Common Evaluation Metrics for Multimodal AI Multimodal AI systems combine data from multiple sources (e.g., text, images, audio), and their evaluation requires metrics that account for interactions between modalities. Three key categories of metrics are cross-modal retrieval accuracy, task-specific performance, and modality alignment scores. These metrics help developers assess how well a model integrates different data types and performs in real-world scenarios.
Cross-Modal Retrieval Metrics A core challenge in multimodal AI is ensuring models can link data across modalities. For example, retrieving images based on text queries (or vice versa) is measured using metrics like Recall@K (how often the correct result appears in the top-K retrieved items) and mean Average Precision (mAP). These metrics quantify retrieval quality in tasks like image-text matching. For instance, in a dataset pairing photos with captions, a model’s ability to retrieve the correct image for a given caption (and vice versa) is evaluated using these scores. Lower scores indicate poor alignment between modalities, while higher scores reflect strong cross-modal understanding.

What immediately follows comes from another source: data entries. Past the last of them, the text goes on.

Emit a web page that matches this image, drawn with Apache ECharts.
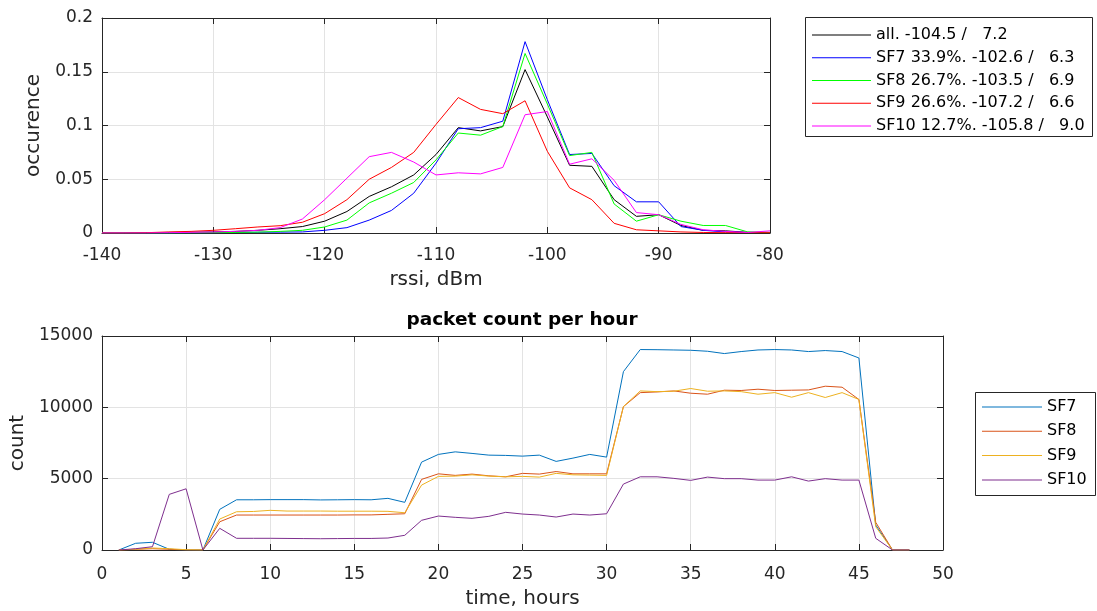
<!DOCTYPE html>
<html>
<head>
<meta charset="utf-8">
<script src="https://cdn.jsdelivr.net/npm/echarts@6/dist/echarts.min.js"></script>
<style>
html,body{margin:0;padding:0;background:#fff;}
#chart{width:1097px;height:611px;}
</style>
</head>
<body>
<div id="chart"></div>
<script>
// ---- top panel: RSSI distribution ----
const rssi = [-140,-138,-136,-134,-132,-130,-128,-126,-124,-122,-120,-118,-116,-114,-112,-110,-108,-106,-104,-102,-100,-98,-96,-94,-92,-90,-88,-86,-84,-82,-80];
const occAll  = [0,0,0.0003,0.0005,0.0007,0.001,0.0015,0.0025,0.004,0.006,0.011,0.020,0.034,0.043,0.054,0.073,0.098,0.095,0.099,0.152,0.108,0.063,0.062,0.031,0.0155,0.017,0.007,0.0025,0.002,0.0006,0.0005];
const occSF7  = [0,0,0,0,0.0002,0.0003,0.0005,0.0007,0.0008,0.001,0.0025,0.005,0.012,0.021,0.037,0.065,0.097,0.098,0.104,0.178,0.124,0.073,0.074,0.044,0.029,0.029,0.006,0.0025,0.001,0.0005,0.0005];
const occSF8  = [0,0,0,0,0.0002,0.0003,0.0005,0.0008,0.0015,0.0025,0.0056,0.012,0.028,0.037,0.047,0.068,0.093,0.091,0.099,0.167,0.120,0.072,0.075,0.027,0.011,0.017,0.011,0.007,0.007,0.001,0.0005];
const occSF9  = [0,0,0.0003,0.001,0.0015,0.0025,0.004,0.0056,0.0068,0.010,0.018,0.031,0.050,0.061,0.075,0.101,0.126,0.115,0.111,0.123,0.076,0.042,0.031,0.009,0.003,0.002,0.001,0.0005,0.0003,0.0003,0.0003];
const occSF10 = [0,0,0,0.0003,0.0006,0.001,0.0015,0.0025,0.005,0.013,0.031,0.051,0.071,0.075,0.066,0.054,0.056,0.055,0.061,0.110,0.113,0.064,0.069,0.049,0.019,0.017,0.008,0.003,0.0015,0.0005,0.002];
const topNames = ['all. -104.5 /   7.2','SF7 33.9%. -102.6 /   6.3','SF8 26.7%. -103.5 /   6.9','SF9 26.6%. -107.2 /   6.6','SF10 12.7%. -105.8 /   9.0'];
const topColors = ['#000000','#0000ff','#00ff00','#ff0000','#ff00ff'];
const topX = [-140,-130,-120,-110,-100,-90,-80];
const topY = [0,0.05,0.1,0.15,0.2];

// ---- bottom panel: packet count per hour ----
const hours = [1,2,3,4,5,6,7,8,9,10,11,12,13,14,15,16,17,18,19,20,21,22,23,24,25,26,27,28,29,30,31,32,33,34,35,36,37,38,39,40,41,42,43,44,45,46,47,48];
const cntSF7  = [0,470,540,50,0,0,2850,3520,3520,3530,3530,3530,3510,3520,3530,3520,3620,3340,6160,6700,6880,6770,6650,6630,6580,6650,6210,6440,6700,6510,12500,14050,14040,14020,14000,13930,13770,13910,14020,14050,14020,13910,13980,13910,13460,1750,0,0];
const cntSF8  = [0,50,90,50,0,0,1980,2450,2450,2450,2450,2450,2450,2450,2460,2460,2500,2540,4950,5340,5230,5320,5200,5130,5370,5320,5500,5340,5340,5340,10050,11030,11080,11150,10990,10920,11200,11180,11270,11180,11200,11220,11480,11410,10550,1940,0,0];
const cntSF9  = [0,50,140,90,20,0,2170,2680,2700,2780,2730,2730,2730,2720,2720,2720,2710,2610,4550,5160,5180,5270,5180,5130,5160,5110,5370,5270,5250,5230,10050,11150,11100,11130,11320,11130,11150,11100,10920,11030,10710,11030,10690,11030,10550,1630,0,0];
const cntSF10 = [0,90,230,3900,4290,0,1520,820,820,820,810,800,790,800,810,810,840,1030,2080,2380,2290,2220,2360,2640,2520,2450,2310,2520,2450,2540,4620,5130,5130,5020,4880,5110,5000,5000,4900,4900,5130,4830,5000,4900,4900,820,0,0];
const botNames = ['SF7','SF8','SF9','SF10'];
const botColors = ['#0072bd','#d95319','#edb120','#7e2f8e'];
const botX = [0,5,10,15,20,25,30,35,40,45,50];
const botY = [0,5000,10000,15000];

const FONT = 'DejaVu Sans';
const AX = '#262626';
function axisMain(gridIndex, ticks, name, nameGap, labelMargin){
  return {
    type:'value', gridIndex, min:ticks[0], max:ticks[ticks.length-1], interval:ticks[1]-ticks[0],
    name, nameLocation:'middle', nameGap,
    nameTextStyle:{fontFamily:FONT, fontSize:20, color:'#262626'},
    axisLine:{show:true, onZero:false, lineStyle:{color:AX, width:1}},
    axisTick:{show:true, inside:true, length:6, lineStyle:{color:AX, width:1}},
    axisLabel:{show:true, margin:labelMargin, fontFamily:FONT, fontSize:17, color:'#262626',
               formatter:function(v){ return String(v); }},
    splitLine:{show:true, lineStyle:{color:'#e3e3e3', width:1}}
  };
}
function axisMirror(gridIndex, ticks, position){
  return {
    type:'value', gridIndex, position, min:ticks[0], max:ticks[ticks.length-1], interval:ticks[1]-ticks[0],
    axisLine:{show:true, onZero:false, lineStyle:{color:AX, width:1}},
    axisTick:{show:true, inside:true, length:6, lineStyle:{color:AX, width:1}},
    axisLabel:{show:false}, splitLine:{show:false}
  };
}

const series = [];
const topData = [occAll, occSF7, occSF8, occSF9, occSF10];
topData.forEach((arr, i) => {
  series.push({
    type:'line', name:topNames[i], xAxisIndex:0, yAxisIndex:0,
    data: rssi.map((x, k) => [x, arr[k]]),
    symbol:'none', color:topColors[i], lineStyle:{width:1, color:topColors[i]}, z:2+i
  });
});
const botData = [cntSF7, cntSF8, cntSF9, cntSF10];
botData.forEach((arr, i) => {
  series.push({
    type:'line', name:botNames[i], xAxisIndex:2, yAxisIndex:2,
    data: hours.map((h, k) => [h, arr[k]]),
    symbol:'none', color:botColors[i], lineStyle:{width:1, color:botColors[i]}, z:2+i
  });
});

const option = {
  animation:false,
  backgroundColor:'#ffffff',
  textStyle:{fontFamily:FONT},
  grid:[
    {left:102, top:18, width:668, height:215, containLabel:false},
    {left:102, top:336, width:841, height:214, containLabel:false}
  ],
  xAxis:[
    axisMain(0, topX, 'rssi, dBm', 37, 14),
    axisMirror(0, topX, 'top'),
    axisMain(1, botX, 'time, hours', 39, 16),
    axisMirror(1, botX, 'top')
  ],
  yAxis:[
    axisMain(0, topY, 'occurence', 55, 9),
    axisMirror(0, topY, 'right'),
    axisMain(1, botY, 'count', 55, 9),
    axisMirror(1, botY, 'right')
  ],
  legend:[
    {data:topNames, orient:'vertical', left:812, top:27, padding:0, icon:'rect', itemWidth:59, itemHeight:1, itemGap:6.75,
     textStyle:{fontFamily:FONT, fontSize:16, lineHeight:16, color:'#000'}},
    {data:botNames, orient:'vertical', left:982, top:399, padding:0, icon:'rect', itemWidth:60, itemHeight:1, itemGap:8.3,
     textStyle:{fontFamily:FONT, fontSize:16, lineHeight:16, color:'#000'}}
  ],
  graphic:[
    {type:'rect', shape:{x:805.5, y:17.5, width:287, height:119}, style:{fill:'none', stroke:'#262626', lineWidth:1}},
    {type:'rect', shape:{x:975.5, y:392.5, width:120, height:103}, style:{fill:'none', stroke:'#262626', lineWidth:1}},
    {type:'text', x:522, y:320, style:{text:'packet count per hour', fontFamily:FONT, fontSize:18.5, fontWeight:'bold', fill:'#000', align:'center', verticalAlign:'middle'}}
  ],
  series
};
const chart = echarts.init(document.getElementById('chart'), null, {renderer:'canvas'});
chart.setOption(option);
</script>
</body>
</html>
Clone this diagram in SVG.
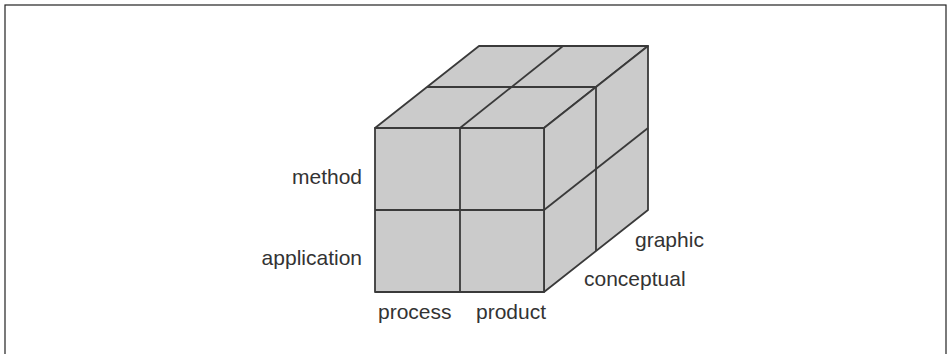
<svg xmlns="http://www.w3.org/2000/svg" width="948" height="354" viewBox="0 0 948 354">
<style>
.face{fill:#cbcbcb;stroke:#3a3a3a;stroke-width:1.8;stroke-linejoin:round}
.ln{stroke:#3a3a3a;stroke-width:1.8;fill:none}
.lbl{font-family:"Liberation Sans",Arial,sans-serif;font-size:21px;fill:#333}
</style>
<rect x="5" y="5" width="941" height="360" fill="none" stroke="#222" stroke-width="1.2"/>
<g id="cube">
<polygon class="face" points="375,128 479,46 648,46 544,128"/>
<polygon class="face" points="544,128 648,46 648,210 544,292"/>
<rect class="face" x="375" y="128" width="169" height="164"/>
<g id="grid">
<line class="ln" x1="460" y1="128" x2="460" y2="292"/>
<line class="ln" x1="375" y1="210" x2="544" y2="210"/>
<line class="ln" x1="460" y1="128" x2="563" y2="46"/>
<line class="ln" x1="427" y1="87" x2="596" y2="87"/>
<line class="ln" x1="596" y1="87" x2="596" y2="251"/>
<line class="ln" x1="544" y1="210" x2="648" y2="128"/>
</g>
</g>
<g id="labels">
<text class="lbl" x="362" y="184" text-anchor="end">method</text>
<text class="lbl" x="362" y="265" text-anchor="end">application</text>
<text class="lbl" x="378" y="319">process</text>
<text class="lbl" x="476" y="319">product</text>
<text class="lbl" x="635" y="247">graphic</text>
<text class="lbl" x="584" y="286">conceptual</text>
</g>
</svg>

Task-Specific Performance Metrics Many multimodal systems are built for specific applications, requiring domain-focused metrics. For example, in image captioning, metrics like BLEU (compares generated text to reference captions) or CIDEr (assesses semantic similarity) evaluate caption quality. In multimodal classification (e.g., emotion recognition combining audio and video), accuracy or F1-score might be used. For generative tasks like text-to-image synthesis, Frechet Inception Distance (FID) measures how closely generated images match real data distributions. These metrics ensure the model meets practical requirements for its intended use case.
Modality Alignment and Coherence Effective multimodal models must align information from different sources. Metrics like modality gap analysis (measuring how similar embeddings are across modalities) or coherence scores (human evaluations of output consistency) assess this. For instance, in a video QA system, if a model answers a question about a scene but ignores visual cues, its alignment score would drop. Tools like Gradient-CAM can visualize which modalities a model relies on, helping developers debug imbalances. Combining these metrics provides a holistic view of how well modalities interact, which is critical for robust performance.
By focusing on retrieval, task performance, and alignment, developers can systematically evaluate and improve multimodal systems. Practical implementation often involves trade-offs—for example, optimizing for retrieval accuracy might reduce generative diversity. Choosing the right metrics depends on the application’s goals and the specific challenges of integrating modalities.